Rising project costs prompted the city of Fort Worth to consider halting the Hemphill-Lamar Connector project last November, but a potential funding partnership may keep the project alive.
“In my mind, it was never dead,” District 9 Councilwoman Ann Zadeh said.
The city is discussing collaboration with the North Central Texas Council of Governments (NCTCOG) and the Texas Department of Transportation (TxDOT) to fund the connector. The project was meant to be a four-lane roadway and pedestrian tunnel under Interstate 30 and the Union Pacific Railroad tracks, but when estimated costs came in higher than expected, the project was put on hold.
The city, NCTCOG and TxDOT have not settled on how much each entity will contribute, Zadeh said.
Tarrant County may also contribute funding, according to a city staff report.
But before any partnership is settled, the city plans to reassess the cost and figure out what factors led to the high prices. According to a city staff report, those factors include the cleanup of possible soil contamination, the relocation of underground utilities and the inflation of construction costs.
The city will consider keeping McCarthy Building Companies as construction manager and have McCarthy review the project’s design and study the area’s soil conditions and underground utilities. McCarthy will then use its findings to come up with a revised cost estimate for the Hemphill-Lamar Connector.
The City Council is expected to vote March 1 to have McCarthy proceed with the study and come up with the updated estimate.
The Hemphill-Lamar Connector is meant to give commuters easier access to the Near Southside from downtown and Interstate 20. Currently, the Near Southside is connected to downtown through Jennings Avenue, South Main Street and a pedestrian underpass from the T&P Rail Station.

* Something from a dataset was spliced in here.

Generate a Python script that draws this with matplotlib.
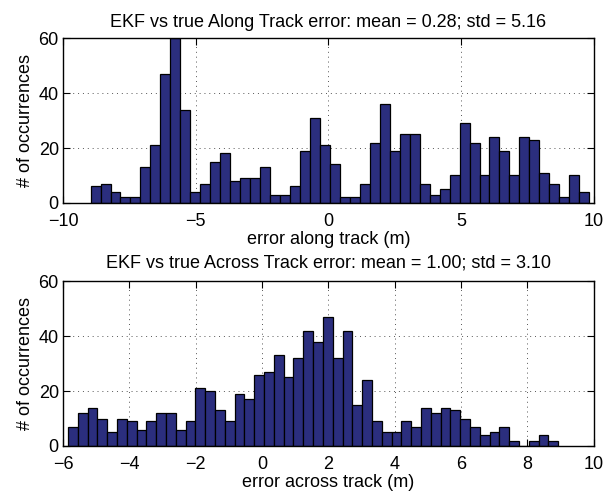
import numpy as np
import matplotlib
matplotlib.use('Agg')
import matplotlib.pyplot as plt

plt.rcParams['font.family'] = ['Liberation Sans', 'DejaVu Sans']

# histogram counts (50 bins each)
along_counts = [6, 7, 4, 2, 2, 13, 21, 47, 60, 34,
                4, 7, 15, 18, 8, 9, 9, 13, 3, 3,
                6, 19, 31, 21, 14, 2, 2, 7, 22, 36,
                19, 25, 25, 7, 3, 5, 10, 29, 22, 10,
                24, 19, 10, 24, 23, 11, 7, 2, 10, 4]
along_range = (-8.96, 9.83)

across_counts = [7, 12, 14, 10, 5, 10, 9, 6, 9, 12,
                 12, 6, 9, 21, 20, 13, 9, 19, 17, 26,
                 27, 33, 25, 32, 42, 38, 47, 32, 42, 15,
                 24, 9, 5, 5, 9, 7, 14, 12, 14, 13,
                 10, 7, 4, 5, 7, 2, 0, 2, 4, 2]
across_range = (-5.85, 8.93)

titles = ["EKF vs true Along Track error: mean = 0.28; std = 5.16",
          "EKF vs true Across Track error: mean = 1.00; std = 3.10"]
xlabels = ["error along track (m)", "error across track (m)"]
xlims = [(-10, 10), (-6, 10)]
xticks = [np.arange(-10, 11, 5), np.arange(-6, 11, 2)]
yticks = [0, 20, 40, 60]

BAR_COLOR = '#2b2e7e'
FS = 13


def plot_hist(ax, counts, rng, title, xlabel, xlim, xt, pad):
    edges = np.linspace(rng[0], rng[1], len(counts) + 1)
    width = edges[1] - edges[0]
    ax.bar(edges[:-1], counts, width=width, align='edge', color=BAR_COLOR,
           edgecolor='black', linewidth=0.9, zorder=2)
    ax.set_xlim(*xlim)
    ax.set_ylim(0, 60)
    ax.set_xticks(xt)
    ax.set_yticks(yticks)
    ax.set_xticklabels([('\u2212%d' % -t) if t < 0 else '%d' % t for t in xt])
    ax.grid(True, linestyle=(0, (1, 4)), color='#555555', linewidth=0.7, zorder=0)
    ax.set_axisbelow(True)
    ax.tick_params(direction='in', top=True, right=True, length=5,
                   labelsize=FS)
    ax.tick_params(axis='x', pad=7)
    ax.tick_params(axis='y', pad=3)
    ax.set_title(title, fontsize=FS, pad=pad)
    ax.set_xlabel(xlabel, fontsize=FS, labelpad=1)
    ax.set_ylabel("# of occurrences", fontsize=FS, labelpad=3)
    for s in ax.spines.values():
        s.set_linewidth(1.0)


fig = plt.figure(figsize=(6.15, 4.95), dpi=100, facecolor='w')
ax1 = fig.add_axes([0.1024, 0.590, 0.863, 0.333])
ax2 = fig.add_axes([0.1024, 0.099, 0.863, 0.333])

plot_hist(ax1, along_counts, along_range, titles[0], xlabels[0], xlims[0], xticks[0], 8)
plot_hist(ax2, across_counts, across_range, titles[1], xlabels[1], xlims[1], xticks[1], 10)

fig.savefig('out.png', dpi=100)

The project broke ground last April but could not move forward due to rising costs, mostly in construction. In 2013, the project was estimated at about $26.6 million. According to a report presented to the Council in November, the cost jumped to about $45 million – an increase of about $18.4 million.
City Manager Jay Chapa then suggested that the city hire consultants to study traffic and consider other ways to improve mobility in that area. The Council was supposed to vote in December on an agreement with two consultants but decided to postpone the vote.
“I still was interested in trying to figure out a path forward for the connector itself,” Zadeh said.
On Feb. 9, city staff held a meeting with NCTCOG and TxDOT to discuss partnering to fund the project. The group decided to wait until a new cost estimate is made before determining how much each party will fund.
Chapa said conversations with NCTCOG and TxDOT have “gone well.”
“We’re optimistic,” he said. “That’s why we’re recommending going forward.”
Trinity River Vision work continues underground
Water and sewer work for the $909.9 million Trinity River Vision project continues, as the city council approved two measures associated with the incoming bypass channel.
The city council authorized a $1.6 million contract with design consulting firm Kimley-Horn and Associates, which will design the relocation of water and sanitary sewer mains among other tasks.
In addition, the city council approved the purchase of about 1.8 acres of sanitary sewer easements, water easements and temporary construction easements. The purchase price is more than $211,000.
The city is relocating utilities in preparation for the U.S. Army Corps of Engineers’ building of the bypass channel, which will run underneath three bridges connecting to Panther Island. Those bridges, positioned along Henderson Street, White Settlement Road and North Main Street, are currently under construction.
Chapa said all bridges should be finished by 2018 or 2019. After that, dams will be built and construction of the channel itself will begin.
City partners with TxDOT to fund Chapel Creek bridge project
Funding is lined up for the expansion of the Chapel Creek Boulevard bridge over Interstate 30.
The city council passed a funding agreement with TxDOT to help fund the nearly $14 million project. TxDOT will be contributing $591,924, while the city is contributing about $4 million. The rest of the funding comes from the Federal Highway Administration.
The city plans to expand the bridge on Chapel Creek Boulevard from two lanes to four lanes and also add two left turn lanes and a U-turn lane. Construction is expected to begin in the fall and finish in Spring 2018.